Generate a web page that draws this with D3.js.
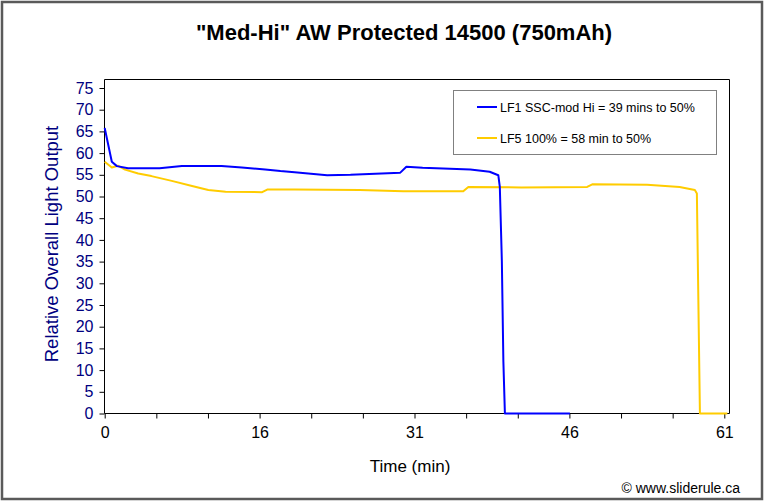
<!DOCTYPE html>
<html>
<head>
<meta charset="utf-8">
<script src="https://cdn.jsdelivr.net/npm/d3@7"></script>
<style>
  html, body { margin: 0; padding: 0; background: #fff; }
  svg { display: block; font-family: "Liberation Sans", Arial, sans-serif; }
</style>
</head>
<body>
<svg id="chart" width="766" height="502"></svg>
<script>
// ---- data ----
const chartTitle = '"Med-Hi" AW Protected 14500 (750mAh)';
const yAxisTitle = "Relative Overall Light Output";
const xAxisTitle = "Time (min)";
const credit = "\u00A9 www.sliderule.ca";

const seriesNames = ["LF1 SSC-mod Hi = 39 mins to 50%", "LF5 100% = 58 min to 50%"];

const lf1Time  = [0, 0.7, 1.2, 2.3, 5.4, 7.6, 11.5, 13.5, 15.8, 17.3, 18.7, 21.9, 24.2, 29.1, 29.7, 31.3, 36.0, 37.9, 38.75, 38.9, 39.1, 39.25, 39.4, 45.8];
const lf1Value = [65.8, 58.0, 57.0, 56.5, 56.5, 57.0, 57.0, 56.7, 56.2, 55.85, 55.6, 54.9, 55.0, 55.5, 56.85, 56.6, 56.2, 55.7, 54.9, 52.2, 35.1, 12.0, 0, 0];

const lf5Time  = [0, 0.7, 1.3, 2.0, 3.3, 4.6, 6.6, 8.6, 10.2, 11.9, 15.5, 16.0, 18.7, 25.1, 29.4, 35.3, 35.8, 41.0, 47.5, 48.0, 53.4, 56.6, 58.1, 58.3, 58.6, 61.3];
const lf5Value = [58.0, 56.7, 57.1, 56.2, 55.3, 54.7, 53.6, 52.4, 51.5, 51.1, 51.0, 51.6, 51.6, 51.5, 51.2, 51.2, 52.2, 52.1, 52.2, 52.8, 52.7, 52.2, 51.5, 50.7, 0, 0];

const yTicks = [0, 5, 10, 15, 20, 25, 30, 35, 40, 45, 50, 55, 60, 65, 70, 75];
const xTickCount = 12;           // minor tick intervals across 0..61
const xTickLabels = ["0", "16", "31", "46", "61"];

// ---- layout ----
const svg = d3.select("#chart");
const plot = { left: 104.5, right: 729.5, top: 79.5, bottom: 413.5 };
const x0 = 104.7, x61 = 724.3;

const x = d3.scaleLinear().domain([0, 61]).range([x0, x61]);
const y = d3.scaleLinear().domain([0, 75]).range([413.5, 88]);

// outer border
svg.append("rect")
  .attr("x", 2).attr("y", 2).attr("width", 760).attr("height", 497)
  .attr("fill", "#fff").attr("stroke", "#5a5a5a").attr("stroke-width", 2.5);

// title
svg.append("text")
  .attr("x", 404).attr("y", 40)
  .attr("text-anchor", "middle")
  .attr("font-size", 22).attr("font-weight", "bold")
  .text(chartTitle);

// plot frame (top and right)
svg.append("path")
  .attr("d", `M${plot.left},${plot.top}H${plot.right}V${plot.bottom}`)
  .attr("fill", "none").attr("stroke", "#000").attr("stroke-width", 1);

// y axis
const yAxis = d3.axisLeft(y).tickValues(yTicks).tickSize(5).tickPadding(6);
const gy = svg.append("g").attr("transform", `translate(${plot.left},0)`).call(yAxis);
gy.select(".domain").attr("d", `M0,${plot.top}V${plot.bottom}`);
gy.selectAll("text").attr("font-size", 16).attr("fill", "#000080")
  .attr("font-family", "'Liberation Sans', Arial, sans-serif");
gy.selectAll("line").attr("stroke", "#000");

// x axis
const xTickVals = d3.range(xTickCount + 1).map(i => i * 61 / xTickCount);
const xAxis = d3.axisBottom(x).tickValues(xTickVals).tickSize(5).tickPadding(8)
  .tickFormat((d, i) => (i % 3 === 0 ? xTickLabels[i / 3] : ""));
const gx = svg.append("g").attr("transform", `translate(0,${plot.bottom})`).call(xAxis);
gx.select(".domain").attr("d", `M${plot.left},0H${plot.right}`);
gx.selectAll("text").attr("font-size", 16).attr("fill", "#000")
  .attr("font-family", "'Liberation Sans', Arial, sans-serif");
gx.selectAll("line").attr("stroke", "#000");

// axis titles
svg.append("text")
  .attr("transform", `translate(58,244) rotate(-90)`)
  .attr("text-anchor", "middle")
  .attr("font-size", 18.5).attr("fill", "#000080")
  .text(yAxisTitle);

svg.append("text")
  .attr("x", 410).attr("y", 472)
  .attr("text-anchor", "middle")
  .attr("font-size", 17).attr("fill", "#000")
  .text(xAxisTitle);

svg.append("text")
  .attr("x", 740).attr("y", 493)
  .attr("text-anchor", "end")
  .attr("font-size", 14).attr("fill", "#000")
  .text(credit);

// series
const line = d3.line().x(d => x(d[0])).y(d => y(d[1]));
const lf1 = lf1Time.map((t, i) => [t, lf1Value[i]]);
const lf5 = lf5Time.map((t, i) => [t, lf5Value[i]]);
const colors = ["#0000FF", "#FFCC00"];

svg.append("path").datum(lf5).attr("d", line)
  .attr("fill", "none").attr("stroke", colors[1]).attr("stroke-width", 2)
  .attr("stroke-linejoin", "round");
svg.append("path").datum(lf1).attr("d", line)
  .attr("fill", "none").attr("stroke", colors[0]).attr("stroke-width", 2)
  .attr("stroke-linejoin", "round");

// legend
const lg = svg.append("g");
lg.append("rect")
  .attr("x", 453.5).attr("y", 90.5).attr("width", 263).attr("height", 64)
  .attr("fill", "#fff").attr("stroke", "#808080").attr("stroke-width", 1);
seriesNames.forEach((name, i) => {
  const yy = 107 + i * 31;
  lg.append("line").attr("x1", 477).attr("x2", 497).attr("y1", yy).attr("y2", yy)
    .attr("stroke", colors[i]).attr("stroke-width", 2);
  lg.append("text").attr("x", 500).attr("y", yy + 4.5)
    .attr("font-size", 12.5).attr("fill", "#000").text(name);
});
</script>
</body>
</html>
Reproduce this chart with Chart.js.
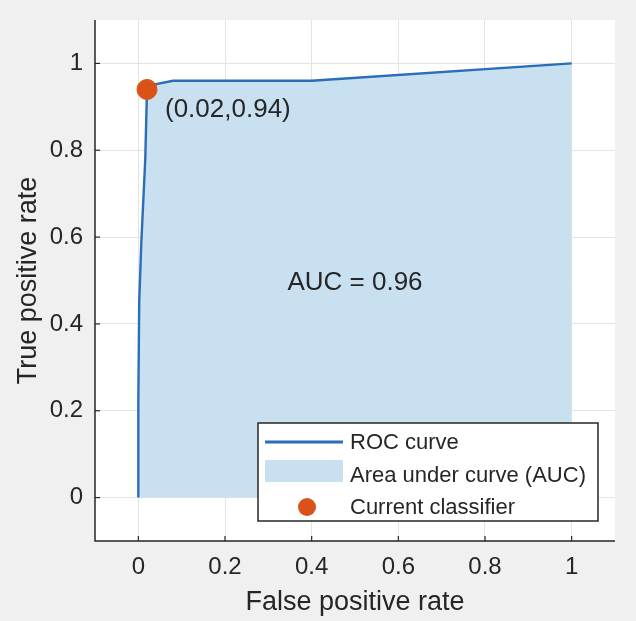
<!DOCTYPE html>
<html>
<head>
<meta charset="utf-8">
<script src="https://cdn.jsdelivr.net/npm/chart.js@4/dist/chart.umd.min.js"></script>
<style>
  html, body { margin: 0; padding: 0; background: #f0f0f0; }
  #wrap { width: 636px; height: 621px; }
</style>
</head>
<body>
<div id="wrap"><canvas id="c" width="636" height="621"></canvas></div>
<script>
// ROC curve samples
const fpr = [0, 0, 0.002, 0.007, 0.016, 0.02, 0.03, 0.08, 0.4, 1];
const tpr = [0, 0.22, 0.45, 0.59, 0.78, 0.94, 0.95, 0.96, 0.96, 1];
// operating point of the current classifier
const classifierFpr = [0.02];
const classifierTpr = [0.94];
const aucValue = 0.96;
const tickValues = [0, 0.2, 0.4, 0.6, 0.8, 1];
const seriesNames = ['ROC curve', 'Area under curve (AUC)', 'Current classifier'];

const FONT = '"Liberation Sans", Arial, Helvetica, sans-serif';
const TEXT = '#262626';
const LINE_BLUE = '#2a6db8';
const FILL_BLUE = '#c9e0f1';
const DOT = '#d95319';

const rocPoints = fpr.map((x, i) => ({ x, y: tpr[i] }));
const dotPoints = classifierFpr.map((x, i) => ({ x, y: classifierTpr[i] }));

const fixTicks = (axis) => { axis.ticks = tickValues.map(v => ({ value: v })); };

const decorations = {
  id: 'decorations',
  beforeDraw(chart) {
    const { ctx, chartArea: a } = chart;
    ctx.save();
    ctx.fillStyle = '#ffffff';
    ctx.fillRect(a.left, a.top, a.right - a.left, a.bottom - a.top);
    ctx.restore();
  },
  afterDatasetsDraw(chart) {
    const { ctx, chartArea: a, scales: { x, y } } = chart;
    ctx.save();
    // axis lines with inward ticks
    ctx.strokeStyle = TEXT;
    ctx.lineWidth = 1.5;
    ctx.beginPath();
    ctx.moveTo(a.left, a.top);
    ctx.lineTo(a.left, a.bottom);
    ctx.lineTo(a.right, a.bottom);
    ctx.stroke();
    ctx.lineWidth = 1.2;
    tickValues.forEach(v => {
      const py = y.getPixelForValue(v);
      ctx.beginPath(); ctx.moveTo(a.left, py); ctx.lineTo(a.left + 5, py); ctx.stroke();
      const px = x.getPixelForValue(v);
      ctx.beginPath(); ctx.moveTo(px, a.bottom); ctx.lineTo(px, a.bottom - 5); ctx.stroke();
    });

    // point label
    const px = x.getPixelForValue(classifierFpr[0]);
    const py = y.getPixelForValue(classifierTpr[0]);
    ctx.fillStyle = TEXT;
    ctx.font = '26px ' + FONT;
    ctx.textAlign = 'left';
    ctx.textBaseline = 'middle';
    ctx.fillText('(' + classifierFpr[0].toFixed(2) + ',' + classifierTpr[0].toFixed(2) + ')', px + 18, py + 20);

    // AUC text
    ctx.textAlign = 'center';
    ctx.fillText('AUC = ' + aucValue.toFixed(2), x.getPixelForValue(0.5), y.getPixelForValue(0.495));

    // legend box
    const w = 340, h = 98;
    const lx = a.right - 17 - w, ly = a.bottom - 20 - h;
    ctx.fillStyle = '#ffffff';
    ctx.fillRect(lx, ly, w, h);
    ctx.strokeStyle = TEXT;
    ctx.lineWidth = 1.5;
    ctx.strokeRect(lx, ly, w, h);
    const rowY = [ly + 19, ly + 52, ly + 84];
    // line sample
    ctx.strokeStyle = LINE_BLUE;
    ctx.lineWidth = 3;
    ctx.beginPath(); ctx.moveTo(lx + 7, rowY[0]); ctx.lineTo(lx + 85, rowY[0]); ctx.stroke();
    // area sample
    ctx.fillStyle = FILL_BLUE;
    ctx.fillRect(lx + 7, rowY[1] - 15, 78, 22);
    // dot sample
    ctx.fillStyle = DOT;
    ctx.beginPath(); ctx.arc(lx + 49, rowY[2], 9, 0, Math.PI * 2); ctx.fill();
    ctx.fillStyle = TEXT;
    ctx.font = '22px ' + FONT;
    ctx.textAlign = 'left';
    seriesNames.forEach((t, i) => ctx.fillText(t, lx + 92, rowY[i] + 1));
    ctx.restore();
  }
};

new Chart(document.getElementById('c'), {
  type: 'scatter',
  data: {
    datasets: [
      {
        label: seriesNames[2],
        data: dotPoints,
        backgroundColor: DOT,
        borderColor: DOT,
        pointRadius: 10,
        pointHoverRadius: 10,
        showLine: false,
        order: 0
      },
      {
        label: seriesNames[0],
        data: rocPoints,
        showLine: true,
        borderColor: LINE_BLUE,
        borderWidth: 2.4,
        pointRadius: 0,
        fill: false,
        order: 1
      },
      {
        label: seriesNames[1],
        data: rocPoints,
        showLine: true,
        borderWidth: 0,
        borderColor: 'rgba(0,0,0,0)',
        backgroundColor: FILL_BLUE,
        pointRadius: 0,
        fill: 'origin',
        order: 2
      }
    ]
  },
  options: {
    responsive: false,
    animation: false,
    events: [],
    layout: { padding: { top: 20, right: 21, left: 0, bottom: 0 } },
    plugins: { legend: { display: false }, tooltip: { enabled: false } },
    scales: {
      x: {
        type: 'linear',
        min: -0.1, max: 1.1,
        afterBuildTicks: fixTicks,
        afterFit: (s) => { s.height = 80; s.paddingLeft = 0; s.paddingRight = 0; },
        border: { display: false },
        grid: { color: '#e3e3e3', lineWidth: 1, drawTicks: false },
        ticks: {
          color: TEXT, padding: 12,
          font: { family: FONT, size: 24 },
          callback: (v) => String(Math.round(v * 10) / 10)
        },
        title: {
          display: true, text: 'False positive rate', color: TEXT,
          font: { family: FONT, size: 27 }, padding: { top: 2, bottom: 2 }
        }
      },
      y: {
        type: 'linear',
        min: -0.1, max: 1.1,
        afterBuildTicks: fixTicks,
        afterFit: (s) => { s.width = 95; s.paddingTop = 0; s.paddingBottom = 0; },
        border: { display: false },
        grid: { color: '#e3e3e3', lineWidth: 1, drawTicks: false },
        ticks: {
          color: TEXT, padding: 12,
          font: { family: FONT, size: 24 },
          callback: (v) => String(Math.round(v * 10) / 10)
        },
        title: {
          display: true, text: 'True positive rate', color: TEXT,
          font: { family: FONT, size: 27 }, padding: { top: 12, bottom: 12 }
        }
      }
    }
  },
  plugins: [decorations]
});
</script>
</body>
</html>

· · ·

Exercise goal: Select the lines that carry the string "with" and copy them.

Exercise result:
Generate a web page that draws this with D3.js.
Reproduce this chart with Chart.js.
    // axis lines with inward ticks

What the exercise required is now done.